Il 4 luglio le forze della repressione hanno sgomberato il centro popolare occupato Gramigna in quartiere Forcellini a Padova. L’azione ha visto il dispiegamento di digos, polizia, carabinieri, protezione civile e operai comunali, che hanno operato la chiusura totale della strada e l’abbattimento dello stabile.
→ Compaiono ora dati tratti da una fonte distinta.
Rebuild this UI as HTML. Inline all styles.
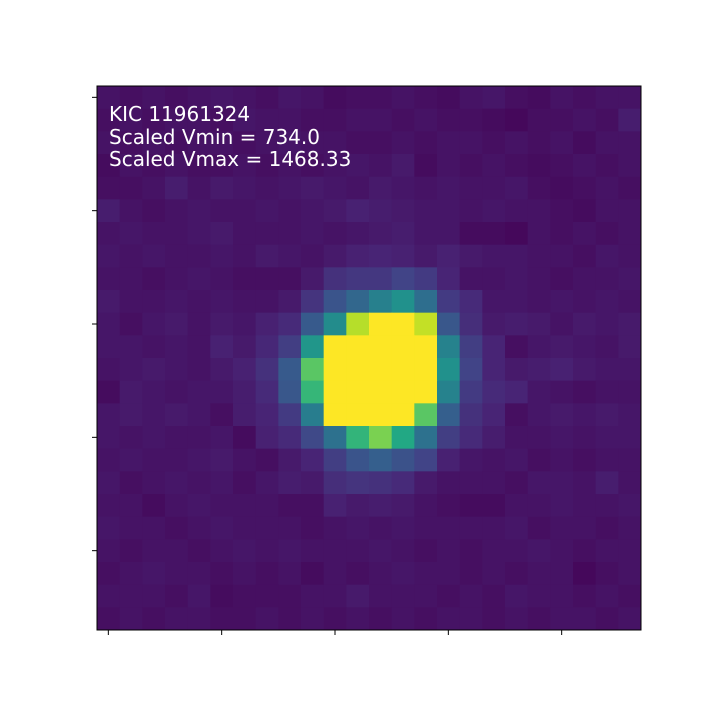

Questa operazione è ovviamente stata pagata con soldi pubblici e ha provocato diversi disagi agli abitanti del quartiere, alla linea dell’autobus e a tutti quelli che con le proprie auto si recavano al lavoro.
La logica speculativa che ha lasciato lo stabile al degrado per numerosi anni prima dell’ultima occupazione è la stessa che, nei quartieri come all’interno delle università, trae profitto ed interessi nel lasciare stabili abbandonati al degrado causandone la diminuzione del valore commerciale per poi rivenderli a prezzi minori ai privati o agli enti pubblici di turno. La stessa logica che non ammette che questi spazi vengano occupati e riaperti per la collettività e che vengano sottratti a ragnatele per fornire un posto dove promuovere una diversa socialità, attività politiche e culturali non ingabbiate nelle maglie del sistema del profitto.
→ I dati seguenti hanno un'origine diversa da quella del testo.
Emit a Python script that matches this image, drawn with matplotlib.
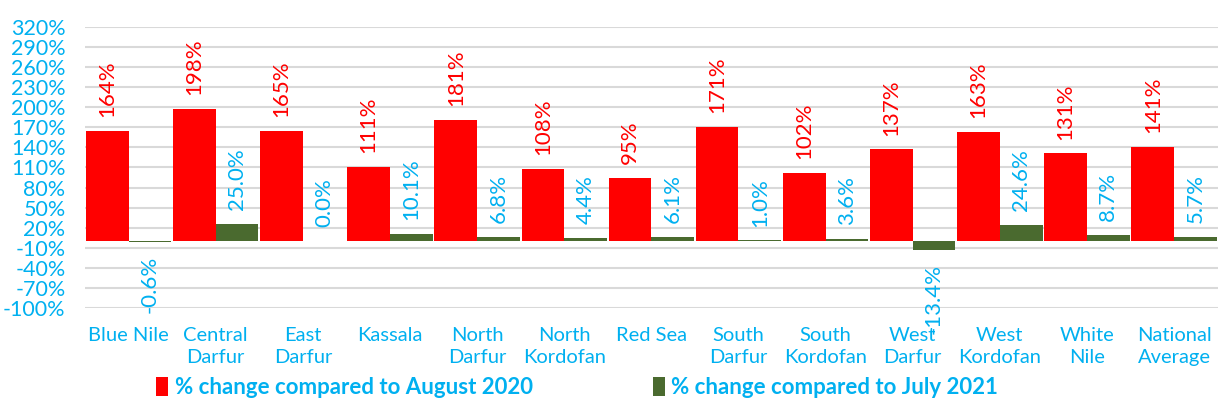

Nella situazione attuale, in cui la classe dominante scarica i costi della crisi sulle spalle delle classi popolari con aumento dei costi dei servizi quali: sanità, tasse scolastiche, rette universitarie e trasporti pubblici, occupare significa conquistare uno spazio dove pensare una società diversa da quella attuale e trovare le modalità con cui organizzarne il superamento. L’ennesimo atto repressivo avvenuto nei confronti del centro popolare, dal nostro punto di vista esemplifica il costante tentativo di spegnere ogni forma di lotta allo stato delle cose e rappresenta un attacco diretto a colpire tutte le forme di autorganizzazione che partono dai quartieri, dalle università o dai picchetti fuori dalle fabbriche.
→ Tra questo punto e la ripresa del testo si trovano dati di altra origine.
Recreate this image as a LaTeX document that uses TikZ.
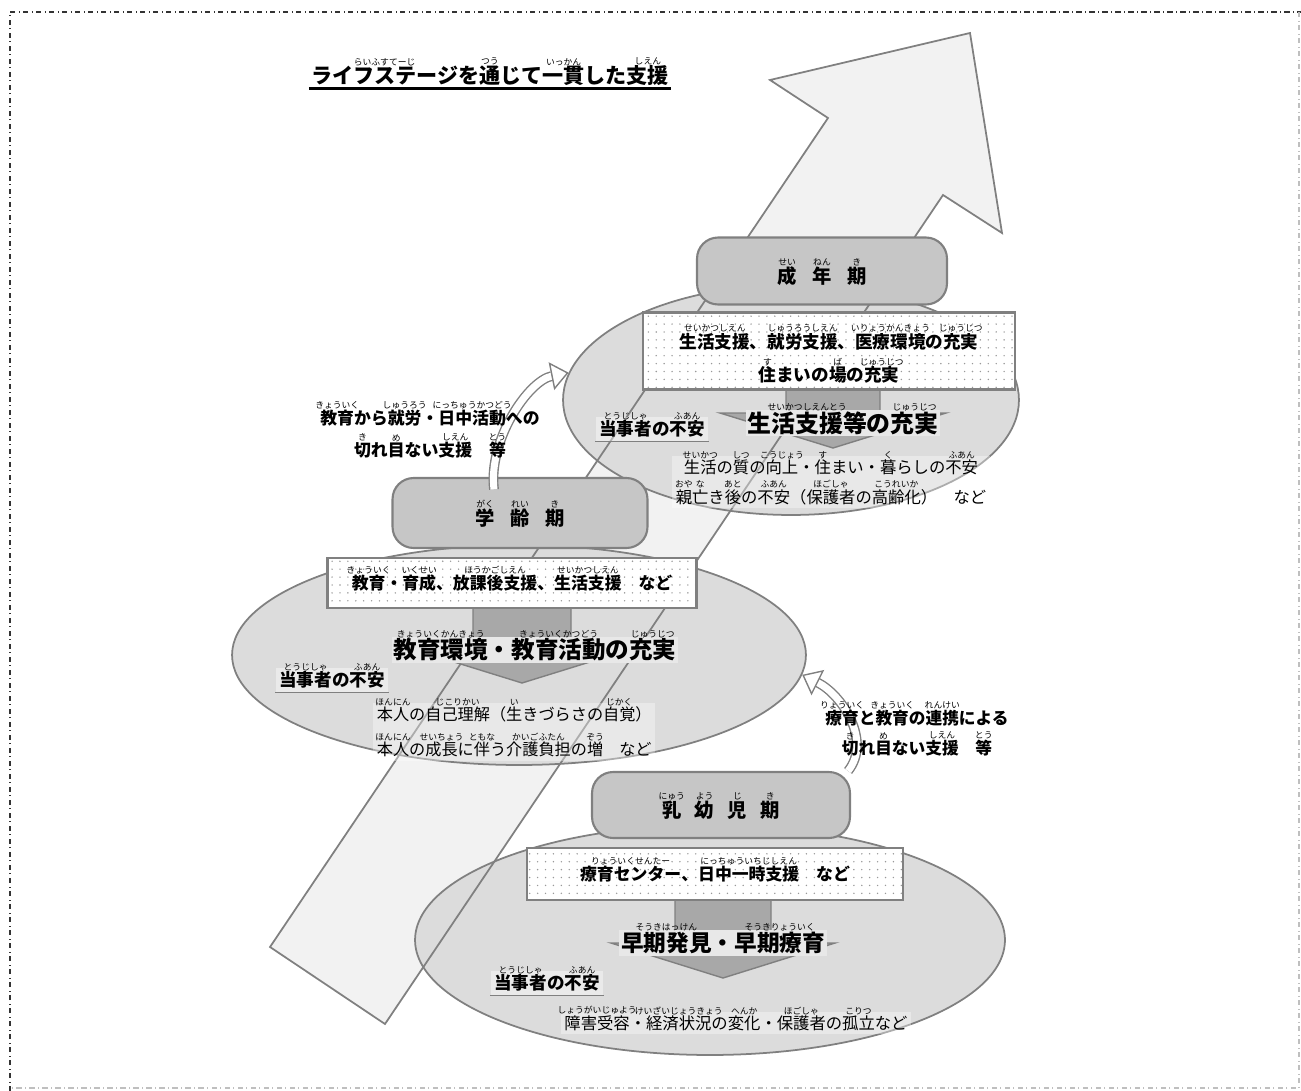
\documentclass[tikz,border=0pt]{standalone}
\usepackage{fontspec}
\setmainfont{Noto Sans CJK JP}
\usetikzlibrary{shapes.geometric}
\usetikzlibrary{arrows.meta}
\usetikzlibrary{patterns.meta}
\definecolor{linegray}{HTML}{808080}
\definecolor{ellfill}{HTML}{DCDCDC}
\definecolor{arrowfill}{HTML}{F2F2F2}
\definecolor{stagefill}{HTML}{C6C6C6}
\definecolor{chevfill}{HTML}{A8A8A8}
\definecolor{bandfill}{HTML}{E8E8E8}
\newcommand\furifont{\fontsize{5}{5}\selectfont\mdseries}
\newcommand\furi[2]{\leavevmode\setbox0=\hbox{#1}\rlap{\raisebox{\dimexpr\ht0+0.8pt\relax}[0pt][0pt]{\makebox[\wd0]{\furifont #2}}}\box0}
\tikzset{
	frame_line/.style = {
		dash dot,
		line width=0.8pt,
		black!80
	},
	big_arrow/.style = {
		draw=linegray,
		line width=1pt,
		line join=miter
	},
	stage_ell/.style = {
		ellipse,
		draw=linegray,
		line width=1pt,
		fill=ellfill,
		inner sep=0pt
	},
	stage_box/.style = {
		rectangle,
		rounded corners=12pt,
		draw=linegray,
		line width=1.2pt,
		fill=stagefill,
		font=\fontsize{11}{13}\selectfont\bfseries,
		text height=15pt,
		text depth=1pt
	},
	dot_box/.style = {
		rectangle,
		draw=linegray,
		line width=1.4pt,
		preaction={fill=white},
		pattern={Dots[distance=4.5pt, radius=0.45pt]},
		pattern color=gray!80,
		align=center,
		font=\fontsize{10}{19}\selectfont\bfseries
	},
	chev/.style = {
		draw=linegray,
		line width=0.8pt,
		fill=chevfill
	},
	head_text/.style = {
		fill=bandfill,
		inner sep=1pt,
		font=\fontsize{13.6}{15}\selectfont\bfseries
	},
	worry_text/.style = {
		fill=white,
		fill opacity=0.4,
		text opacity=1,
		inner sep=2pt,
		font=\fontsize{10}{12}\selectfont\bfseries
	},
	desc_text/.style = {
		fill=white,
		fill opacity=0.35,
		text opacity=1,
		inner sep=2pt,
		font=\fontsize{9.3}{17}\selectfont
	},
	side_text/.style = {
		align=center,
		inner sep=1pt,
		font=\fontsize{9.6}{18}\selectfont\bfseries
	},
	hollow_arrow/.style = {
		draw=linegray,
		line width=0.8pt,
		double=white,
		double distance=4pt,
		-{Triangle[length=10pt, width=16pt, fill=white]}
	}
}
\begin{document}
\begin{tikzpicture}[x=0.02cm, y=-0.02cm]
\useasboundingbox (0,0) rectangle (1301,1091);
\draw[frame_line] (10,1091) -- (10,12) -- (1301,12);
\draw[frame_line, black!25] (1299,12) -- (1299,1088) -- (10,1088);

\coordinate (arr_tl) at (270,947);
\coordinate (arr_nl) at (828,118);
\coordinate (arr_bl) at (770,80);
\coordinate (arr_tip) at (970,33);
\coordinate (arr_br) at (1002,233);
\coordinate (arr_nr) at (943,195);
\coordinate (arr_tr) at (385,1024);
\fill[arrowfill] (arr_tl) -- (arr_nl) -- (arr_bl) -- (arr_tip) -- (arr_br) -- (arr_nr) -- (arr_tr) -- cycle;

\node[stage_ell, minimum width=9.12cm, minimum height=4.6cm] (adult_ell) at (791,400) {};
\node[stage_ell, minimum width=11.48cm, minimum height=4.4cm] (school_ell) at (519,655) {};
\node[stage_ell, minimum width=11.8cm, minimum height=4.6cm] (infant_ell) at (710,940) {};

\draw[big_arrow] (arr_tl) -- (arr_nl) -- (arr_bl) -- (arr_tip) -- (arr_br) -- (arr_nr) -- (arr_tr) -- cycle;

\draw[chev] (786,386) -- (786,413) -- (720,413) -- (833,448) -- (946,413) -- (880,413) -- (880,386) -- cycle;
\draw[chev] (473,606) -- (473,648) -- (409,648) -- (522,683) -- (635,648) -- (571,648) -- (571,606) -- cycle;
\draw[chev] (675,898) -- (675,943) -- (611,943) -- (723,978) -- (835,943) -- (771,943) -- (771,898) -- cycle;

\node[stage_box, minimum width=5.0cm, minimum height=1.34cm] (adult_box) at (822,271) {\furi{成}{せい}\hspace{0.8em}\furi{年}{ねん}\hspace{0.8em}\furi{期}{き}};
\node[stage_box, minimum width=5.1cm, minimum height=1.4cm] (school_box) at (520,513) {\furi{学}{がく}\hspace{0.8em}\furi{齢}{れい}\hspace{0.8em}\furi{期}{き}};
\node[stage_box, minimum width=5.16cm, minimum height=1.32cm] (infant_box) at (721,805) {\furi{乳}{にゅう}\hspace{0.7em}\furi{幼}{よう}\hspace{0.7em}\furi{児}{じ}\hspace{0.7em}\furi{期}{き}};

\node[dot_box, minimum width=7.44cm, minimum height=1.5cm] (adult_dots) at (829,351) {\rule{0pt}{17pt}\furi{生活支援}{せいかつしえん}、\furi{就労支援}{しゅうろうしえん}、\furi{医療環境}{いりょうかんきょう}の\furi{充実}{じゅうじつ}\\\furi{住}{す}まいの\furi{場}{ば}の\furi{充実}{じゅうじつ}};
\node[dot_box, minimum width=7.38cm, minimum height=1.0cm, font=\fontsize{9.6}{12}\selectfont\bfseries] (school_dots) at (512,583) {\furi{教育}{きょういく}・\furi{育成}{いくせい}、\furi{放課後支援}{ほうかごしえん}、\furi{生活支援}{せいかつしえん}　など};
\node[dot_box, minimum width=7.52cm, minimum height=1.04cm, font=\fontsize{9.6}{12}\selectfont\bfseries] (infant_dots) at (715,874) {\furi{療育センター}{りょういくせんたー}、\furi{日中一時支援}{にっちゅういちじしえん}　など};

\node[head_text] (adult_head) at (843,423) {\furi{生活支援等}{せいかつしえんとう}の\furi{充実}{じゅうじつ}};
\node[head_text, font=\fontsize{13.4}{15}\selectfont\bfseries] (school_head) at (535,650) {\furi{教育環境}{きょういくかんきょう}・\furi{教育活動}{きょういくかつどう}の\furi{充実}{じゅうじつ}};
\node[head_text, font=\fontsize{12.9}{15}\selectfont\bfseries] (infant_head) at (723,943) {\furi{早期発見}{そうきはっけん}・\furi{早期療育}{そうきりょういく}};

\node[worry_text] (adult_worry) at (652,429) {\furi{当事者}{とうじしゃ}の\furi{不安}{ふあん}};
\node[worry_text] (school_worry) at (332,680) {\furi{当事者}{とうじしゃ}の\furi{不安}{ふあん}};
\node[worry_text] (infant_worry) at (547,983) {\furi{当事者}{とうじしゃ}の\furi{不安}{ふあん}};
\draw[linegray, line width=0.6pt] (adult_worry.south west) -- (adult_worry.south east);
\draw[linegray, line width=0.6pt] (school_worry.south west) -- (school_worry.south east);
\draw[linegray, line width=0.6pt] (infant_worry.south west) -- (infant_worry.south east);

\node[desc_text, align=center] (adult_desc) at (831,482) {\furi{生活}{せいかつ}の\furi{質}{しつ}の\furi{向上}{こうじょう}・\furi{住}{す}まい・\furi{暮}{く}らしの\furi{不安}{ふあん}\\\furi{親}{おや}\furi{亡}{な}き\furi{後}{あと}の\furi{不安}{ふあん}（\furi{保護者}{ほごしゃ}の\furi{高齢化}{こうれいか}）　など};
\node[desc_text, align=left, anchor=west, font=\fontsize{9.2}{20}\selectfont] (school_desc) at (373,732) {\furi{本人}{ほんにん}の\furi{自己理解}{じこりかい}（\furi{生}{い}きづらさの\furi{自覚}{じかく}）\\\furi{本人}{ほんにん}の\furi{成長}{せいちょう}に\furi{伴}{ともな}う\furi{介護負担}{かいごふたん}の\furi{増}{ぞう}　など};
\node[desc_text] (infant_desc) at (736,1023) {\furi{障害受容}{しょうがいじゅよう}・\furi{経済状況}{けいざいじょうきょう}の\furi{変化}{へんか}・\furi{保護者}{ほごしゃ}の\furi{孤立}{こりつ}など};

\draw[hollow_arrow] ([xshift=-0.52cm, yshift=-0.25cm]school_box.north) .. controls +(-6,-50) and +(-40,8) .. (adult_ell.173);
\draw[hollow_arrow] (infant_box.15) .. controls +(24,-30) and +(40,20) .. (school_ell.-4);

\node[side_text] (school_adult) at (430,434) {\furi{教育}{きょういく}から\furi{就労}{しゅうろう}・\furi{日中活動}{にっちゅうかつどう}への\\\furi{切}{き}れ\furi{目}{め}ない\furi{支援}{しえん}　\furi{等}{とう}};
\node[side_text, font=\fontsize{9.5}{17}\selectfont\bfseries] (infant_school) at (917,733) {\furi{療育}{りょういく}と\furi{教育}{きょういく}の\furi{連携}{れんけい}による\\\furi{切}{き}れ\furi{目}{め}ない\furi{支援}{しえん}　\furi{等}{とう}};

\node[inner sep=1pt, font=\fontsize{12}{13}\selectfont\bfseries] (title) at (490,76) {\furi{ライフステージ}{らいふすてーじ}を\furi{通}{つう}じて\furi{一貫}{いっかん}した\furi{支援}{しえん}};
\draw[line width=1.6pt] (title.south west) -- (title.south east);
\end{tikzpicture}
\end{document}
Lo scopo è quello di creare terra bruciata attorno alle singole realtà in lotta in modo da isolarle e farle passare per gruppi minoritari di violenti, facinorosi o terroristi. Quando lo Stato agisce in questo senso non distingue la fabbrica occupata dal corteo studentesco o l’occupazione a scopo abitativo da un centro popolare, la risposta è sempre la stessa per tutti: repressione e violenza.
Per rispondere prontamente a questo tipo di attacchi e per portare degli avanzamenti nella lotta è necessario ricostituire l’unità tra tutte le realtà autorganizzate, rilanciando la pratica della solidarietà di classe , facendo capire ai dominanti dei palazzi del potere, ai padroni e ai rettori di turno che se colpiscono anche solo uno di noi, in realtà colpiscono tutti noi e la nostra risposta sarà comune e unica.